▼

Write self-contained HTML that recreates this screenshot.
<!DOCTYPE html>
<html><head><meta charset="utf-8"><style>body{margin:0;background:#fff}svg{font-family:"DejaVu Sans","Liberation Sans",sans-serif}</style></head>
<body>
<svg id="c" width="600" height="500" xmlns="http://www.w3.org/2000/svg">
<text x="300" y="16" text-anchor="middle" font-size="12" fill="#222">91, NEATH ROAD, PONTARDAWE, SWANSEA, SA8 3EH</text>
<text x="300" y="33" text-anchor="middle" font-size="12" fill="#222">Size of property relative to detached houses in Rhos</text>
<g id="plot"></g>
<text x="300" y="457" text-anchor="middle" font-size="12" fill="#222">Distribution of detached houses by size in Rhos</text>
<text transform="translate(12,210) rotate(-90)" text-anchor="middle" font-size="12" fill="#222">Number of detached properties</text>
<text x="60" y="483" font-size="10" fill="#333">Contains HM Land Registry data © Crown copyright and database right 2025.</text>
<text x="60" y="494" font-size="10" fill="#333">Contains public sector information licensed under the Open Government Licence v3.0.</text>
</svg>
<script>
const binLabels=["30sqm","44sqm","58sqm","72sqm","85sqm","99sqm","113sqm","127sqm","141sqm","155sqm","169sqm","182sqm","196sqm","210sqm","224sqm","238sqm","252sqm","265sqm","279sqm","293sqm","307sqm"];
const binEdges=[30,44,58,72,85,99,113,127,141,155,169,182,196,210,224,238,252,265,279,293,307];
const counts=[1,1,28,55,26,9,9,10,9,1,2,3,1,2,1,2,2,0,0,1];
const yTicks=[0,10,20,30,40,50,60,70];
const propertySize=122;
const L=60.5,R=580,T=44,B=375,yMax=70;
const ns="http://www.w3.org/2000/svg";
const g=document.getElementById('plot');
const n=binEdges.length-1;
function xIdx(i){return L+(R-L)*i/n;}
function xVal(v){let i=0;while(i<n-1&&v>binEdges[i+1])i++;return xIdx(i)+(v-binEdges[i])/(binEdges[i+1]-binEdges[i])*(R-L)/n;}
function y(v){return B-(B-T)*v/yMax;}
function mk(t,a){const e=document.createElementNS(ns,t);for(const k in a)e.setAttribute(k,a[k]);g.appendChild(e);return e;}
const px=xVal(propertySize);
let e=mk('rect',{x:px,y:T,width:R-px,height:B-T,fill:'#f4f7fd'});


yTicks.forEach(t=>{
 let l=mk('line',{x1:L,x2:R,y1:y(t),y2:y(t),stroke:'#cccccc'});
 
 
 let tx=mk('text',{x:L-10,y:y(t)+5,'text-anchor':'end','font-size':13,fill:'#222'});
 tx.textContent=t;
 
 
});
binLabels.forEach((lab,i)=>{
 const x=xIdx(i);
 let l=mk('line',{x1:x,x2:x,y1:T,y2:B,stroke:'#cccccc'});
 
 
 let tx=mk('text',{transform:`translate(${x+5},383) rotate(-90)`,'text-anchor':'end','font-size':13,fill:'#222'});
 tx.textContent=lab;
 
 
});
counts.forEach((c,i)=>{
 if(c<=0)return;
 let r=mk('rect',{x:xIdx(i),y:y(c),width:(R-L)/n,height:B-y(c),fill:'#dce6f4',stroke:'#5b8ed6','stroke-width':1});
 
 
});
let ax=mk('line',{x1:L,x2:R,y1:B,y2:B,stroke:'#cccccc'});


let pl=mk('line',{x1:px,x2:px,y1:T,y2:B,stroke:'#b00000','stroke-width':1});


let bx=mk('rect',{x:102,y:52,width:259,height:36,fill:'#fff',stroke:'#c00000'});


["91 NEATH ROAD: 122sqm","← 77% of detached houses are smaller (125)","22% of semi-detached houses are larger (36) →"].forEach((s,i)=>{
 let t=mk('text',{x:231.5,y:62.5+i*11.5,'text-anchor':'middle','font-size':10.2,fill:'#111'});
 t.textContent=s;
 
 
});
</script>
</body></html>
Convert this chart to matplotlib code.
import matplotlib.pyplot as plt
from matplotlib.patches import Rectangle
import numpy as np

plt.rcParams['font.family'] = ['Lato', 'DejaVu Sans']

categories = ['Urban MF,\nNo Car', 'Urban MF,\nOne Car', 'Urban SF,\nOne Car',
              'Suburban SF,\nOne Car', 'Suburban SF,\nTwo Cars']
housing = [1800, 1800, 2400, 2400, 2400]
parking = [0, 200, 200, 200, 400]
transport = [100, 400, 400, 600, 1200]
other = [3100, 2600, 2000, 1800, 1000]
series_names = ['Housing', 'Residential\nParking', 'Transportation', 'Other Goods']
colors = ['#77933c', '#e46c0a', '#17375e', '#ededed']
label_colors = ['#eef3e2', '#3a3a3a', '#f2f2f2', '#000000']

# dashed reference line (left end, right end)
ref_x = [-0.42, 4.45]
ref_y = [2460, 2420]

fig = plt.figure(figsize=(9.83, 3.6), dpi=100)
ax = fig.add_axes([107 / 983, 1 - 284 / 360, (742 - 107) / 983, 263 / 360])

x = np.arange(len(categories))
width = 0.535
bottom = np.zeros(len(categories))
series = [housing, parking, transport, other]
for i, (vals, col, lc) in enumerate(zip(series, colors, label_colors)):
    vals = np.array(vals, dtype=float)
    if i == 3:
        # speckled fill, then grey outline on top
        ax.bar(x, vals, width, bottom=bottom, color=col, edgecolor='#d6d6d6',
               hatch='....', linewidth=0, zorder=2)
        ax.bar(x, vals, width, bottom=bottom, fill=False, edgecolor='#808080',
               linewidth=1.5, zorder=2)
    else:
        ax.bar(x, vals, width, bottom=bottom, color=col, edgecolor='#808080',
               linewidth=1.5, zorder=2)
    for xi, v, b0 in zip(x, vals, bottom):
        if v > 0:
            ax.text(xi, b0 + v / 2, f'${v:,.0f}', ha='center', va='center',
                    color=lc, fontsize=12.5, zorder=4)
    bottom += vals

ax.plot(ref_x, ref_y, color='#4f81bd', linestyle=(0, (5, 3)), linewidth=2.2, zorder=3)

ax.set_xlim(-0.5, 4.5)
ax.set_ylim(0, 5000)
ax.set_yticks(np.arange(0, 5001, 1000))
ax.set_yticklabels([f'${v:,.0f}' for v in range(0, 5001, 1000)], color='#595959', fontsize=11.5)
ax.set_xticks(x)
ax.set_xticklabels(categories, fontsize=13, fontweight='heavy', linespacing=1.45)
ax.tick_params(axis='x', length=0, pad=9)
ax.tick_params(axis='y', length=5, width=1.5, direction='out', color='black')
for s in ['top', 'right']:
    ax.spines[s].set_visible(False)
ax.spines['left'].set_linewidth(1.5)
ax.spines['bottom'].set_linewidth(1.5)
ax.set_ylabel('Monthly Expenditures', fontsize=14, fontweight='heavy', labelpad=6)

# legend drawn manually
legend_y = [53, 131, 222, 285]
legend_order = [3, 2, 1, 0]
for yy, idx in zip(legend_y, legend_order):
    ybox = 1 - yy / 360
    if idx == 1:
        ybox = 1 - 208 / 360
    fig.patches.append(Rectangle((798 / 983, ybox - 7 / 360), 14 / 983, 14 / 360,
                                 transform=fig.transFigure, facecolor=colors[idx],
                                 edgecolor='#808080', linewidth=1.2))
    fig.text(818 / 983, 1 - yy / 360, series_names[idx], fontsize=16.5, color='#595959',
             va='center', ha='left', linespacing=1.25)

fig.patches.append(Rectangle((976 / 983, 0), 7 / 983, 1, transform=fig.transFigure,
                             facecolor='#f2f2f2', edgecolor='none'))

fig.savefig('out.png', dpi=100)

▲

Take the line that contains "Convert this chart to matplotlib code.", the line that contains "plt.rcParams['font.family'] = ['Lato', 'DejaVu", and all lines between, and give them again exactly; include no other line.

_RESPONSE BELOW:_
Convert this chart to matplotlib code.
import matplotlib.pyplot as plt
from matplotlib.patches import Rectangle
import numpy as np

plt.rcParams['font.family'] = ['Lato', 'DejaVu Sans']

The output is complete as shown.